* **Set task**
Your task is to quote the records from their first line through the line containing "ax.add_patch(Rectangle((x0, y0), x1", with nothing added or left out.

* **Material for this exercise**
..........
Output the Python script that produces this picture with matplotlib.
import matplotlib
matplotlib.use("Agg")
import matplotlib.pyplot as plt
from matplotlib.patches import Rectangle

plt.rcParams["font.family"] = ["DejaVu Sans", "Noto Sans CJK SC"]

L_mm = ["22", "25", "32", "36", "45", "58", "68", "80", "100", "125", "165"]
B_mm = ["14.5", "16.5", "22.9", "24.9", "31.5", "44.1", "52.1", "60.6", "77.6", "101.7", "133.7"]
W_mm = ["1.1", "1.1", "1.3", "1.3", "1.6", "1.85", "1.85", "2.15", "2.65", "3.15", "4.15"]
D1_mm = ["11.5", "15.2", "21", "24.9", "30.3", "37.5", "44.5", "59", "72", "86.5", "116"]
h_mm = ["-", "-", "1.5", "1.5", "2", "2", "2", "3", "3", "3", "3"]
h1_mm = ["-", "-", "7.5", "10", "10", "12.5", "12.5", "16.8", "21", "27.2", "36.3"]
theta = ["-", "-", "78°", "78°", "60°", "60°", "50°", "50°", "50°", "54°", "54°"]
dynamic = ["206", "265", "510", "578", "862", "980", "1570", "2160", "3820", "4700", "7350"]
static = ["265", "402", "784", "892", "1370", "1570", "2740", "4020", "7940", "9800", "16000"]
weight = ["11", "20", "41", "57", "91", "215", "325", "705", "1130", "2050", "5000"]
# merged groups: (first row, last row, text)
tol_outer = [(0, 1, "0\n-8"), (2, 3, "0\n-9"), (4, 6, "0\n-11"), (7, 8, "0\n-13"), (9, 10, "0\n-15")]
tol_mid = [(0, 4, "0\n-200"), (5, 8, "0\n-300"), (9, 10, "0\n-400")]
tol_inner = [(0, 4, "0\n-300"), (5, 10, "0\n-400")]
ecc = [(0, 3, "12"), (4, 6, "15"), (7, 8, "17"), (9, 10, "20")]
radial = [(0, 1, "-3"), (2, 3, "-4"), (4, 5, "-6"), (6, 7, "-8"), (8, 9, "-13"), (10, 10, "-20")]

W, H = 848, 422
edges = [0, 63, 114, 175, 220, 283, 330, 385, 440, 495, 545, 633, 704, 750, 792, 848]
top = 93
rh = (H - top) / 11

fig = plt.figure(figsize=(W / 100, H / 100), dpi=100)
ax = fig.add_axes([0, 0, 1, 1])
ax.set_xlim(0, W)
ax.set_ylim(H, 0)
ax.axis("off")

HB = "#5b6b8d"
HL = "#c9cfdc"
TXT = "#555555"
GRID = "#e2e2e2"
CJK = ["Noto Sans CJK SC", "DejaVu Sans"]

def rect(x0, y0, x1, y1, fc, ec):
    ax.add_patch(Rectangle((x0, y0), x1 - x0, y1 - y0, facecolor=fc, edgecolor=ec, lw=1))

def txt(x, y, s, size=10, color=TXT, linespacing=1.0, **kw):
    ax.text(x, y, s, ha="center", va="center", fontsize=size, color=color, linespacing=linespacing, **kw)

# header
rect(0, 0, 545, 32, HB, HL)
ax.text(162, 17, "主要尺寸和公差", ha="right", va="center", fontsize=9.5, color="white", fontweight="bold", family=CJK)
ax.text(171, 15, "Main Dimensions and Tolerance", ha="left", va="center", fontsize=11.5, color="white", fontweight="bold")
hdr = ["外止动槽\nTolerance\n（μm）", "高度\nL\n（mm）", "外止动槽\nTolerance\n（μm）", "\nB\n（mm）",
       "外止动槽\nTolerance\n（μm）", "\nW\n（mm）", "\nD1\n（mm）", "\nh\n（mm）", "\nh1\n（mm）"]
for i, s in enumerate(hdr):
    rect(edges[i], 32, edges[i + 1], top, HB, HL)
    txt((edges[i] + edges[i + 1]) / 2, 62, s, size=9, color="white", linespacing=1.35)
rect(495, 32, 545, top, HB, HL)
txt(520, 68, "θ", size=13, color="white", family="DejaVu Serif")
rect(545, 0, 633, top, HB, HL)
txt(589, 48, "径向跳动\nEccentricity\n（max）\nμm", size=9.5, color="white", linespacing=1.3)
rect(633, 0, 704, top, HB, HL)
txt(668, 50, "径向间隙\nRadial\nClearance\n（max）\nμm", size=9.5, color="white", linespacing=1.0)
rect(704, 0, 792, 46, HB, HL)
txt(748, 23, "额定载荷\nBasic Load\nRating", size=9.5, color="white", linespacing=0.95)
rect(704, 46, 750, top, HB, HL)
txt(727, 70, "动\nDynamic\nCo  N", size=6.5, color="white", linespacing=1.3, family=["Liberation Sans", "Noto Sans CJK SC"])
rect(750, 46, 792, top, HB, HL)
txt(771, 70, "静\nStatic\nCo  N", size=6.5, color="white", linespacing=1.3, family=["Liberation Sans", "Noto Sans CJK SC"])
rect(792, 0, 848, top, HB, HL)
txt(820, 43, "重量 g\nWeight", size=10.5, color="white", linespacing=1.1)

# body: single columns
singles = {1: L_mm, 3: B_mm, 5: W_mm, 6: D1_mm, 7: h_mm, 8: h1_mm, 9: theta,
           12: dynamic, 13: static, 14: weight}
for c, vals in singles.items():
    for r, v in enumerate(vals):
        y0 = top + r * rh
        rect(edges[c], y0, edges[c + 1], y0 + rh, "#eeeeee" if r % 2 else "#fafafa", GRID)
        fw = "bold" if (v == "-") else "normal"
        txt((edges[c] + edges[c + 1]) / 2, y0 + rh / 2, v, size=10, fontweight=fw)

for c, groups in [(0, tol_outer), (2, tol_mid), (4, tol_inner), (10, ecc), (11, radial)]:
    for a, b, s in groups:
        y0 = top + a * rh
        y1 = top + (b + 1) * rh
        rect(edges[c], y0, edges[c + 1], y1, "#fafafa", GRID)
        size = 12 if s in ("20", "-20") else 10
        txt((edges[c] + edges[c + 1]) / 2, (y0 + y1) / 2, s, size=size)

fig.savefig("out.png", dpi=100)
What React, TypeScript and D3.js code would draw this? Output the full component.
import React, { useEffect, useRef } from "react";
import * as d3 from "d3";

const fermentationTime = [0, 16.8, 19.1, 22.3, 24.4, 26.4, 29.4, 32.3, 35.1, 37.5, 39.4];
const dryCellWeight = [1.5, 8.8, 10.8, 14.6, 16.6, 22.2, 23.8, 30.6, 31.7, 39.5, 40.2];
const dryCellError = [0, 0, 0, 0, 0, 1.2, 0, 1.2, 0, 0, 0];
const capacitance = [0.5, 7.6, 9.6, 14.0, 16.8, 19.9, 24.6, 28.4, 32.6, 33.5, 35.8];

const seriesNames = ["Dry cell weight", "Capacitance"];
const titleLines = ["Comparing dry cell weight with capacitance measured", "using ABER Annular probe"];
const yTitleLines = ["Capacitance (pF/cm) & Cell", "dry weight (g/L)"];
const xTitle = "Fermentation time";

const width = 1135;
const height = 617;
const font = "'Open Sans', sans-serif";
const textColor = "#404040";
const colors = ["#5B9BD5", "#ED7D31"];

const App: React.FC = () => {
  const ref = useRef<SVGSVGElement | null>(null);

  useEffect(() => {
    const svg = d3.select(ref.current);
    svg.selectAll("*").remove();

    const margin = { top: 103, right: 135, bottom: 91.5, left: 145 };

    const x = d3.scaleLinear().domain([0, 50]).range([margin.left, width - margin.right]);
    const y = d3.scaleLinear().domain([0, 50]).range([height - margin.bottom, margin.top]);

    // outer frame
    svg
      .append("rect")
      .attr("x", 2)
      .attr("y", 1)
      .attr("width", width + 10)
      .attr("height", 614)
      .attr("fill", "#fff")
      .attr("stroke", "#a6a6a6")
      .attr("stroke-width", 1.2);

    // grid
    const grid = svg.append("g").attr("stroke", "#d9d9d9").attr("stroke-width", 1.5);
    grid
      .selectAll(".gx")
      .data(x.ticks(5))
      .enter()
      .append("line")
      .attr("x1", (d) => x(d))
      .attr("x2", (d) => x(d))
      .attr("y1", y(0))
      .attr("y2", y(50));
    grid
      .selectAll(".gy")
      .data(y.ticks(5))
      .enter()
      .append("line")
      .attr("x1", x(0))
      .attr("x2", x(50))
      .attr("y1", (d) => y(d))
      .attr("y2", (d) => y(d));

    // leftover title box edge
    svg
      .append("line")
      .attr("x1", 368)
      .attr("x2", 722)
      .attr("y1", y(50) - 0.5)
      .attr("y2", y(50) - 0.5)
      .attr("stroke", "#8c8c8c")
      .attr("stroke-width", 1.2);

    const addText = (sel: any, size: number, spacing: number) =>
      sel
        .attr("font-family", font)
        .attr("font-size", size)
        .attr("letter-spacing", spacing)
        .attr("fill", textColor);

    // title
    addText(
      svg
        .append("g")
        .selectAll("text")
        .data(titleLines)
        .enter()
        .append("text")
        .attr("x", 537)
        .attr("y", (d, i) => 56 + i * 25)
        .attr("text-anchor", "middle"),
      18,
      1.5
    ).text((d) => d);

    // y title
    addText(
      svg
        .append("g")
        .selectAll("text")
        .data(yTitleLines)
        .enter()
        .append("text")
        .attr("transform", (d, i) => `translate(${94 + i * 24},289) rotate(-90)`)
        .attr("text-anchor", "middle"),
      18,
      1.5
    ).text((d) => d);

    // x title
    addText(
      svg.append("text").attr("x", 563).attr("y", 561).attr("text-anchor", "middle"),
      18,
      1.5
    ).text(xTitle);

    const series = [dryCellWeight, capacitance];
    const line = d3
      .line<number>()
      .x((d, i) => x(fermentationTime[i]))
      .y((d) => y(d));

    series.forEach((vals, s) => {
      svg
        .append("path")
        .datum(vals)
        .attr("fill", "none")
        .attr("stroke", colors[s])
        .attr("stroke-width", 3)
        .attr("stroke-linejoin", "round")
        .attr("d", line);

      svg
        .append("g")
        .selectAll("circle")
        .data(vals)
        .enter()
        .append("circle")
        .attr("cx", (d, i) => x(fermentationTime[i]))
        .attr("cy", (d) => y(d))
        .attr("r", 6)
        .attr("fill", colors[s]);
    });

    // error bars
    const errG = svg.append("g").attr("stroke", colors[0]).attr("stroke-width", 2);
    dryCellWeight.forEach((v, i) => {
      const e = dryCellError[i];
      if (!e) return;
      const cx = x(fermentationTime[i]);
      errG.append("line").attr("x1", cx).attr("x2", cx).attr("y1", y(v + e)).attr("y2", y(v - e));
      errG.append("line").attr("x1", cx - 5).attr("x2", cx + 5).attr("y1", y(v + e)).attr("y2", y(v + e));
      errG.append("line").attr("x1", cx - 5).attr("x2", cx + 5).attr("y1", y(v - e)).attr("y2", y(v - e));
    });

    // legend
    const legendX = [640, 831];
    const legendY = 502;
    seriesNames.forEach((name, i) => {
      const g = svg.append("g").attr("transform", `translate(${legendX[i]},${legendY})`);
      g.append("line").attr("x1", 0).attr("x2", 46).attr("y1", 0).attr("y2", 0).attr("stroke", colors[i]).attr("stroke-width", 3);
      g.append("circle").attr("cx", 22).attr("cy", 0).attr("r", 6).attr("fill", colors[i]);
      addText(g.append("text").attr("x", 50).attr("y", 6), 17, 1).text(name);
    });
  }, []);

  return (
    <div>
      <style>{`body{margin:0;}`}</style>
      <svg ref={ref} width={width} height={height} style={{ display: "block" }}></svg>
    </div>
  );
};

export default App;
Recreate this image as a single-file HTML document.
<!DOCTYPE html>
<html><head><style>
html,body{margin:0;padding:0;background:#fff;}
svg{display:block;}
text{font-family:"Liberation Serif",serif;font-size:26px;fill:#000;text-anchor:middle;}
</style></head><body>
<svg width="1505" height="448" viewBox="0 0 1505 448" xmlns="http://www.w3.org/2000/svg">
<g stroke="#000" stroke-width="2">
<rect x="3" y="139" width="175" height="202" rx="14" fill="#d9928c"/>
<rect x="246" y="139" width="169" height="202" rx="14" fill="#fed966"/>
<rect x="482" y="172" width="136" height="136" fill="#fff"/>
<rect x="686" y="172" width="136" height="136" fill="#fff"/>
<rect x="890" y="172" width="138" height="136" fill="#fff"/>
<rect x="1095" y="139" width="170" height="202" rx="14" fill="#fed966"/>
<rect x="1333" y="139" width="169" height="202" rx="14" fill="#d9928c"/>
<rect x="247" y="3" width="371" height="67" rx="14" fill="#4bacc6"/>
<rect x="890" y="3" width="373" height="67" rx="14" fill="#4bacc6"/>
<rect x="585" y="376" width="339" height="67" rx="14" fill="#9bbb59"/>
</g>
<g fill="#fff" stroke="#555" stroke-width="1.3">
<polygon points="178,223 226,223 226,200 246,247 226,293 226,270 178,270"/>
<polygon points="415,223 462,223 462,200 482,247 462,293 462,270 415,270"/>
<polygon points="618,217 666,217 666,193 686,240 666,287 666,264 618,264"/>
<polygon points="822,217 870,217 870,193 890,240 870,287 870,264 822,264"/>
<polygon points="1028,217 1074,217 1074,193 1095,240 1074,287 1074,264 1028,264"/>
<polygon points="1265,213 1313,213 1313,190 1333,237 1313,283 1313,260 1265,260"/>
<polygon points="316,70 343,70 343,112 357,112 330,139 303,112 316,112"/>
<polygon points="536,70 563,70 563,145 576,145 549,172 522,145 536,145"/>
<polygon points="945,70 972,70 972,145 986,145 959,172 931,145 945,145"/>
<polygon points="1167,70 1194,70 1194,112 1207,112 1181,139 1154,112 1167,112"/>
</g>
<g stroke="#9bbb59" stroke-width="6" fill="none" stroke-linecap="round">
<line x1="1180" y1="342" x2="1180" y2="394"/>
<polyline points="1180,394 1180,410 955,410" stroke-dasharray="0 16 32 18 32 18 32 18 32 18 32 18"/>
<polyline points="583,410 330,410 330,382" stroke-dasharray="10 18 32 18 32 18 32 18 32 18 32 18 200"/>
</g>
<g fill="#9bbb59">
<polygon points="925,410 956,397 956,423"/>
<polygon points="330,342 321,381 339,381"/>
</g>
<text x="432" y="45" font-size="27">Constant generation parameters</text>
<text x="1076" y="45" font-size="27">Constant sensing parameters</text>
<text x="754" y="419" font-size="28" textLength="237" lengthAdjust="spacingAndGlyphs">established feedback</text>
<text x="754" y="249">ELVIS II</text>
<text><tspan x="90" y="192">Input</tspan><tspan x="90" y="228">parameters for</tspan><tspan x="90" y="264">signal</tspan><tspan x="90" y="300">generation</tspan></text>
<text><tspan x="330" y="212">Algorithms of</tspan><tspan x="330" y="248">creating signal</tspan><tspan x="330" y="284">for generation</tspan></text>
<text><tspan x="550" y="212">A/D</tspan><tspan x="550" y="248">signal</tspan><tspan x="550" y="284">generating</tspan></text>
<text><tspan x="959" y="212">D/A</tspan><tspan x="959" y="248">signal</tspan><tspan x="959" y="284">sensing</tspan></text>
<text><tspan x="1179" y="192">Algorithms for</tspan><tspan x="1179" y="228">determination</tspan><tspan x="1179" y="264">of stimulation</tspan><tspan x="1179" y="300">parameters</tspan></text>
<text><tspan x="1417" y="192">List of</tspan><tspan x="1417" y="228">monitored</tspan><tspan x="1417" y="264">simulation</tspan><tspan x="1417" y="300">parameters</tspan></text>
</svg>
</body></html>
..........
* **Answer below**
Output the Python script that produces this picture with matplotlib.
import matplotlib
matplotlib.use("Agg")
import matplotlib.pyplot as plt
from matplotlib.patches import Rectangle

plt.rcParams["font.family"] = ["DejaVu Sans", "Noto Sans CJK SC"]

L_mm = ["22", "25", "32", "36", "45", "58", "68", "80", "100", "125", "165"]
B_mm = ["14.5", "16.5", "22.9", "24.9", "31.5", "44.1", "52.1", "60.6", "77.6", "101.7", "133.7"]
W_mm = ["1.1", "1.1", "1.3", "1.3", "1.6", "1.85", "1.85", "2.15", "2.65", "3.15", "4.15"]
D1_mm = ["11.5", "15.2", "21", "24.9", "30.3", "37.5", "44.5", "59", "72", "86.5", "116"]
h_mm = ["-", "-", "1.5", "1.5", "2", "2", "2", "3", "3", "3", "3"]
h1_mm = ["-", "-", "7.5", "10", "10", "12.5", "12.5", "16.8", "21", "27.2", "36.3"]
theta = ["-", "-", "78°", "78°", "60°", "60°", "50°", "50°", "50°", "54°", "54°"]
dynamic = ["206", "265", "510", "578", "862", "980", "1570", "2160", "3820", "4700", "7350"]
static = ["265", "402", "784", "892", "1370", "1570", "2740", "4020", "7940", "9800", "16000"]
weight = ["11", "20", "41", "57", "91", "215", "325", "705", "1130", "2050", "5000"]
# merged groups: (first row, last row, text)
tol_outer = [(0, 1, "0\n-8"), (2, 3, "0\n-9"), (4, 6, "0\n-11"), (7, 8, "0\n-13"), (9, 10, "0\n-15")]
tol_mid = [(0, 4, "0\n-200"), (5, 8, "0\n-300"), (9, 10, "0\n-400")]
tol_inner = [(0, 4, "0\n-300"), (5, 10, "0\n-400")]
ecc = [(0, 3, "12"), (4, 6, "15"), (7, 8, "17"), (9, 10, "20")]
radial = [(0, 1, "-3"), (2, 3, "-4"), (4, 5, "-6"), (6, 7, "-8"), (8, 9, "-13"), (10, 10, "-20")]

W, H = 848, 422
edges = [0, 63, 114, 175, 220, 283, 330, 385, 440, 495, 545, 633, 704, 750, 792, 848]
top = 93
rh = (H - top) / 11

fig = plt.figure(figsize=(W / 100, H / 100), dpi=100)
ax = fig.add_axes([0, 0, 1, 1])
ax.set_xlim(0, W)
ax.set_ylim(H, 0)
ax.axis("off")

HB = "#5b6b8d"
HL = "#c9cfdc"
TXT = "#555555"
GRID = "#e2e2e2"
CJK = ["Noto Sans CJK SC", "DejaVu Sans"]

def rect(x0, y0, x1, y1, fc, ec):
    ax.add_patch(Rectangle((x0, y0), x1 - x0, y1 - y0, facecolor=fc, edgecolor=ec, lw=1))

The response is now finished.